Growing up, I've always strived to be perfect. I've never wanted to make a mistake. I find myself constantly getting in my head and over-analyzing everything, letting my fears get the best of me. I've been scared to mess up because I don't want to upset anyone. I feared that if I made a mistake then my friends and family would get mad at me and I would lose the people I loved the most. However, you don’t ever need to be scared to mess up because you are perfect just the way you are.
Ever since I was younger, I was the cautious and fearful big sister. Yes, I definitely did also love bossing my brother around and forcing him to play dress up with me, but I never ever wanted to get in trouble. If I ever did, I would start crying and feel a bottomless pit form in my stomach. I didn’t want to let down the people who loved me. I didn’t think I could make mistakes.
This feeling kept with me into middle school and high school. If I ever did poorly on a test, I would feel like the wind was just knocked out of me as I feared to tell my parents when I got home. My parents always wanted me to try my hardest and do my best in school, but they cared the most that I tried. However, I would have a nervous breakdown and feel like I let both my parents and teachers down.
In college, I worried that anything I said could be misconstrued and somehow upset my friends. The last thing I want is for any of my friends or family to be upset because of me. I constantly would over-analyze conversations or just worry that if one of my friends seemed upset that it was because of me somehow. I found that worrying took away so much happiness and joy from my life and I had no idea what to do about it.
I felt like every second of every day I was always worrying about something, and I didn’t even realize it at first. I thought it was normal. Stress has become an everyday phrase, especially when talking about schoolwork, so I thought that everyone was experiencing my levels of anxiety. However, I came to realize that stress for most comes in waves, sometimes high levels of stress and sometimes none at all; however, for me, my stress never seemed to go away.

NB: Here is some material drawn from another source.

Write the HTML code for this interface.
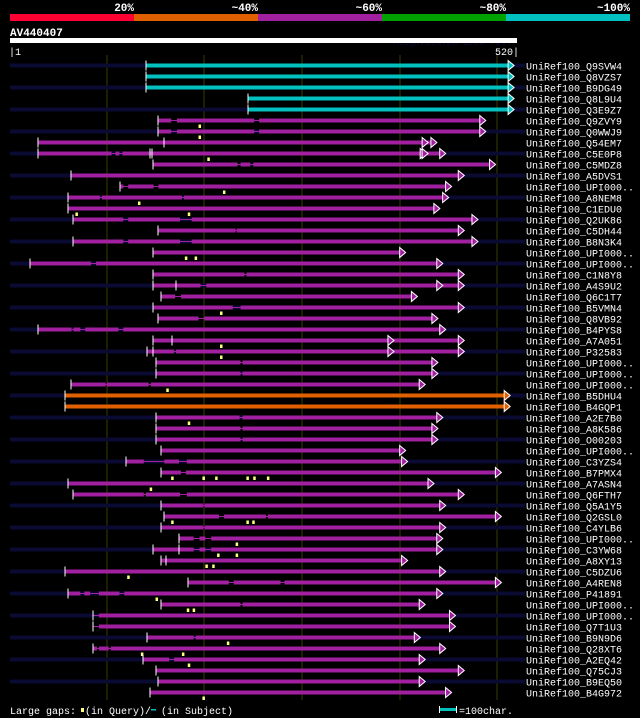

After 19 years of countless worrying, I've learned to let go. If you're reading this, you shouldn’t have to worry. Remind yourself to just breathe whenever you feel yourself getting anxious. Even if it is just taking the time to close your eyes and take five deep breaths, it helps immensely. Also, confide in your family and friends. College should be fun and happy so don’t let worry rob you of that. Even if you mess up, you are so loved.